Chelsea-Trainer:Mourinho-Ausrede auf Knopfdruck

José Mourinho Chelsea Ausrede

Hat für jedes Problem eine Ausrede parat: José Mourinho

(Foto: AP)

Der Schiri ist schuld, der Rasen oder eine Weltverschwörung. Aber nie der Chelsea-Trainer. Jetzt kann jeder von José Mourinhos Ausreden profitieren.

Eine Glosse von Philipp Selldorf

Auch in schwierigen, bedrohlichen oder hochnotpeinlichen Lebenslagen hielt es Ottmar Hitzfeld für seine professionelle Pflicht, öffentlich Stellung zu nehmen. Jeder konnte Hitzfeld alles fragen, nie ist er davongelaufen, oft jedoch gab es Antworten aus dem rhetorischen Standard-Repertoire, die bei näherem Hinsehen eher Parolen waren.

Seine Spieler stellte er, selbst wenn sie im Nachtleben gesündigt oder auf dem Feld gefaulenzt hatten, stets als vorbildlich motivierte Mitarbeiter dar - in Hitzfelds Diktion "absolute Profffis" - die beim nächsten Mal garantiert "Reaktion zeigen" und eine "Top-Leistung abrufen" würden. Bei Bedarf war der diplomatische Trainer gern bereit, persönliche Fehler einzuräumen. So hat Hitzfeld in Krisenzeiten die Medien versorgt und sich die nötige Ruhe für die eigentliche Arbeit verschafft.

José Mourinhos Strategie ist eine andere. Seine Öffentlichkeitsarbeit beruht auf Einschüchterung und Bedrohung sowie der Ablenkung von tatsächlichen Problemen. In kritischen Stunden blickt der Portugiese vom FC Chelsea so düster wie es einst der Ayatollah Khomeini zu tun pflegte. Persönliche Fehler kommen nicht vor, schuld sind immer andere. Schwache Chelsea-Leistungen hat er schon mal damit erklärt, der Platzwart habe das Flutlicht zu spät eingeschaltet; oder es sei an der Stamford Bridge so still gewesen wie in einem leeren Stadion.

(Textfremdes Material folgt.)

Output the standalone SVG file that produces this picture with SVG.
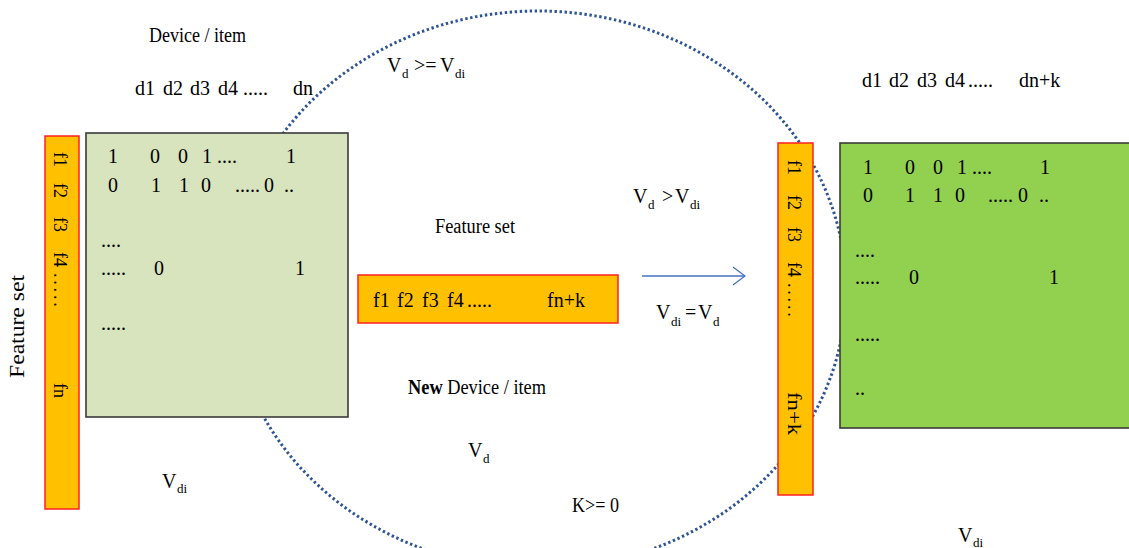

Schuld haben immer die anderen

Natürlich monierte er auch schon Verschwörungen der Spielplan-Gestalter ("andere Klubs kontrollieren den Kalender") oder die Platzbeschaffenheit ("Kartoffelacker"); und er machte auch diverse Medienkampagnen und vorsätzliches Schiedsrichter-Versagen für Probleme seiner Teams verantwortlich.

In der neuen Premier-League-Saison hat er nun bereits neue Maßstäbe gesetzt: Er beschimpfe die eigene Teamärztin, stellte den bislang unantastbaren Kapitän John Terry durch Auswechslung bloß und versagte der 0:3-Niederlage bei Manchester City amtlich die Anerkennung ("eine komplette Fälschung").

Der Daily Mirror hat sich die Methodik des Trainers jetzt zunutze gemacht und seinen Lesern den "Mourinho-Ausreden-Generator" zur Verfügung gestellt. Für jedes beliebige Problem gibt es auf Knopfdruck ("Help me, José") ein passendes Zitat des Exzentrikers. Keine Lust auf die Hausarbeit? "Wenn die sogenannten Experten nicht so viel darüber reden würden, wäre das vielleicht gar kein wichtiges Thema." Zu viel Bürostress? "Wenn andere Leute Taktiken des 18. Jahrhunderts verlangen, dann entstehen solche Schwierigkeiten."

2014 wurde Mourinho schon einmal unfreiwillig als Alibi-Helfer herangezogen. Ein italienischer Mafioso, der unter Mordanklage stand, legte Fotos von einem zufälligen Treffen mit Mourinho vor, die belegen sollten, dass er am Tag des Verbrechens nicht am Tatort, sondern im Teamhotel des FC Chelsea in Barcelona gewesen sei. Genutzt hat ihm das nichts. Er verbüßt nun eine zwanzigjährige Haftstrafe.